Bir kitap uyarlaması ama tabi ki bir roman değil. Soğuk Savaş döneminin tanıklarından Fernando Morais'in The Last Soldiers of the Cold War kitabına dayanan film gerçek bir hikayeyi anlatıyor. Daha doğrusu birden fazla hikayeyi. Casusları, askerleri, fırsatçıları ve bu savaşın ortasında kendi savaşlarıyla mücadele eden aileleri. Üstelik zaman olarak da farklı bir döneme dairdi. Sinemada Soğuk Savaş'ı devamlı 1950-1990 arası dönemden izledik. Burada ise duvarın yıkılmasından sonra bir cephenin son kalesi olarak kalan Küba'nın 90'lı yıllarına giriyoruz. Bu açılardan film merak uyandırıcıydı. Hatta Fransız yönetmen (Oliver Assayas) ve Hispanik oyuncularla daha Avrupai (veya Hollywood dışı) bir film izleyeceğimizi düşünmüştük. Fakat o açıdan aradığımızı bulamadık.
Filmin genel sorunu; büyük ihtimalle yapımcılar ve projenin içinde olanlar tarafından 'sorun' olarak görülmemiştir. Nedir o sorun? Bir bütünlük yok. Kopukluklar tüm kurguya hakim. Çok güzel çekilen sahneler, hikayeyi ve ruhu yansıtamadan sonlanıyor. Geçişler çok hızlı. İzleyiciye kısa sürede hap bir içerik vermek istenmiş. Netflix ekolü de hemen hemen bu zaten. Üstelik film kısa da sayılmaz. 2 saati aşan bir süresi var. Buna rağmen ne karakterlerin psikolojisine ne de olayın gerginliğine çok fazla girilmiş. Zaten çok fazla karakter olunca, azar azar anlatılmış herkes.

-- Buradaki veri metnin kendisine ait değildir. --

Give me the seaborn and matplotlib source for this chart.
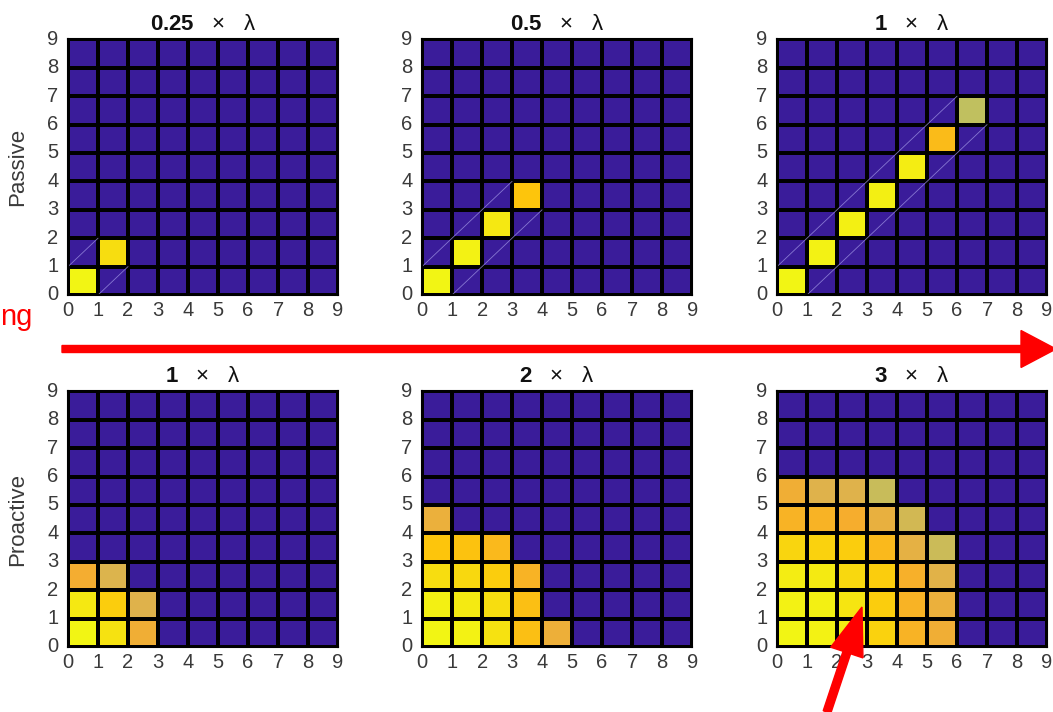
import numpy as np
import seaborn as sns
import matplotlib.pyplot as plt
from matplotlib.colors import LinearSegmentedColormap
from matplotlib.patches import FancyArrow
from matplotlib.transforms import IdentityTransform

# ------------------- Data -------------------
ticks = list(range(10))
factors = ["0.25", "0.5", "1", "1", "2", "3"]
row_labels = ["Passive", "Proactive"]

# each panel: rows from y=0 upward, columns x=0..8 (0 = background)
passive_025 = [[1.0, 0, 0, 0, 0, 0, 0, 0, 0],
               [0, 0.85, 0, 0, 0, 0, 0, 0, 0]]
passive_05 = [[1.0, 0, 0, 0, 0, 0, 0, 0, 0],
              [0, 0.98, 0, 0, 0, 0, 0, 0, 0],
              [0, 0, 0.92, 0, 0, 0, 0, 0, 0],
              [0, 0, 0, 0.70, 0, 0, 0, 0, 0]]
passive_1 = [[1.0, 0, 0, 0, 0, 0, 0, 0, 0],
             [0, 0.98, 0, 0, 0, 0, 0, 0, 0],
             [0, 0, 0.97, 0, 0, 0, 0, 0, 0],
             [0, 0, 0, 0.96, 0, 0, 0, 0, 0],
             [0, 0, 0, 0, 0.95, 0, 0, 0, 0],
             [0, 0, 0, 0, 0, 0.62, 0, 0, 0],
             [0, 0, 0, 0, 0, 0, 0.06, 0, 0]]
proactive_1 = [[1.0, 0.88, 0.45, 0, 0, 0, 0, 0, 0],
               [0.92, 0.75, 0.30, 0, 0, 0, 0, 0, 0],
               [0.48, 0.28, 0, 0, 0, 0, 0, 0, 0]]
proactive_2 = [[1.0, 0.98, 0.88, 0.65, 0.42, 0, 0, 0, 0],
               [0.97, 0.93, 0.85, 0.65, 0, 0, 0, 0, 0],
               [0.85, 0.82, 0.75, 0.55, 0, 0, 0, 0, 0],
               [0.70, 0.68, 0.60, 0, 0, 0, 0, 0, 0],
               [0.40, 0, 0, 0, 0, 0, 0, 0, 0]]
proactive_3 = [[1.0, 0.98, 0.95, 0.78, 0.55, 0.45, 0, 0, 0],
               [0.98, 0.97, 0.90, 0.75, 0.55, 0.40, 0, 0, 0],
               [0.95, 0.93, 0.82, 0.75, 0.52, 0.32, 0, 0, 0],
               [0.80, 0.78, 0.75, 0.60, 0.35, 0.15, 0, 0, 0],
               [0.55, 0.55, 0.50, 0.38, 0.20, 0, 0, 0, 0],
               [0.45, 0.30, 0.30, 0.12, 0, 0, 0, 0, 0]]
panels = [passive_025, passive_05, passive_1, proactive_1, proactive_2, proactive_3]
# number of diagonal cells bounded by the faint lines (top row only)
diag_len = [2, 4, 7, 0, 0, 0]

# ------------------- Style -------------------
sns.set_style("white")
plt.rcParams['font.family'] = ['Liberation Sans', 'DejaVu Sans']
plt.rcParams['mathtext.fontset'] = 'custom'
plt.rcParams['mathtext.bf'] = 'Liberation Sans:bold'

purple = "#3a1c9a"
cmap = LinearSegmentedColormap.from_list(
    "warm", [(0.0, "#bfc060"), (0.27, "#e0b24a"), (0.47, "#f6ad2e"),
             (0.68, "#fdc40c"), (1.0, "#f2f514")])
cmap.set_under(purple)

fig = plt.figure(figsize=(10.53, 7.12), dpi=100)
lefts = [0.0646, 0.4008, 0.7379]
bottoms = [0.5857, 0.0913]

for i, vals in enumerate(panels):
    r, c = divmod(i, 3)
    ax = fig.add_axes([lefts[c], bottoms[r], 0.2565, 0.359])
    grid = np.zeros((9, 9))
    arr = np.array(vals)
    grid[:arr.shape[0], :] = arr
    sns.heatmap(grid, ax=ax, cmap=cmap, vmin=0.05, vmax=1, cbar=False,
                linewidths=1.5, linecolor="black")
    ax.set_ylim(0, 9)
    ax.set_xlim(0, 9)
    n = diag_len[i]
    if n:
        ax.plot([0, n - 1], [1, n], color="#9a8ee0", lw=0.6, alpha=0.8)
        ax.plot([1, n], [0, n - 1], color="#9a8ee0", lw=0.6, alpha=0.8)
    ax.set_xticks(ticks)
    ax.set_yticks(ticks)
    ax.set_xticklabels(ticks, rotation=0)
    ax.set_yticklabels(ticks, rotation=0)
    ax.tick_params(length=0, labelsize=14.5, labelcolor="#3a3a3a")
    ax.tick_params(axis="y", pad=7)
    ax.tick_params(axis="x", pad=4)
    for s in ax.spines.values():
        s.set_visible(True)
        s.set_color("black")
        s.set_linewidth(1.5)
    ax.set_title(r"$\mathbf{%s}$   ×   λ" % factors[i], fontsize=16, pad=7, color="#111111")
    if c == 0:
        ax.set_ylabel(row_labels[r], fontsize=16, color="#3a3a3a")
        ax.yaxis.set_label_coords(-0.148, 0.5)

# ------------------- Annotations -------------------
fig.text(0.0, 0.555, "ng", color="red", fontsize=21, ha="left", va="center")
fig.add_artist(FancyArrow(62, 363, 994, 0, width=7, head_width=37, head_length=35,
                          length_includes_head=True, color="red", transform=IdentityTransform()))
fig.add_artist(FancyArrow(827, 0, 35, 105, width=8, head_width=34, head_length=48,
                          length_includes_head=True, color="red", transform=IdentityTransform()))

plt.savefig("out.png", dpi=100)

Tarihi bir casusluk hikayesi ise casusların karizmatik ve komik tavırlarına indirgenmiş. Açıkçası bu tarz filmlerde politik yanın daha ağır basmasını ve aksiyonun sınırlı ölçüde kalmasını tercih ederim. Bu filmde de aksiyon çok fazla öne çıkmamış. Fakat diğer yandan politik kısım da gölgede kalmış. Filmi izlemediyseniz bu yazıyı okuyup "O zaman ne var bu filmde onu anlat bize?" diyen sorabilirsiniz. Sıkıntı da bu. Zaten ben de filmi izledikten sonra Ziya Şengül gibi "Biz şimdi ne izledik baba?" demiştim. İnce esprili replikler yazılmış, güzel manzaraları (özellikle havadan) sahneler çekilmiş, Ana de Armas'ın çekiciliğinden ve Wagner Moura'nın Escobar olmasından faydalanılmış; tüm bunlarla film adeta geçiştirilmiş. Sanki film değil de mini bir dizi gibi düşünülmüş. Ve belki de öyle çekilseydi daha güçlü bir iz bırakabilirdi. Bu haliyle biraz eksik kalmış gibi..
Yine de 5.8'lik IMDB puanını hak ettiğini düşünmüyorum. 6-7 bandına sıkışabilirdi. Fakat onun için de böylesine bir kadroya gerek yoktu. Belki daha ünsüz bir kadroyla hem beklentileri düşürebilir hem de aynı filmi çekerek puanı yukarı çekmek mümkün olabilirdi. Fakat tabi o zaman hasılat aynı olmayabilirdi.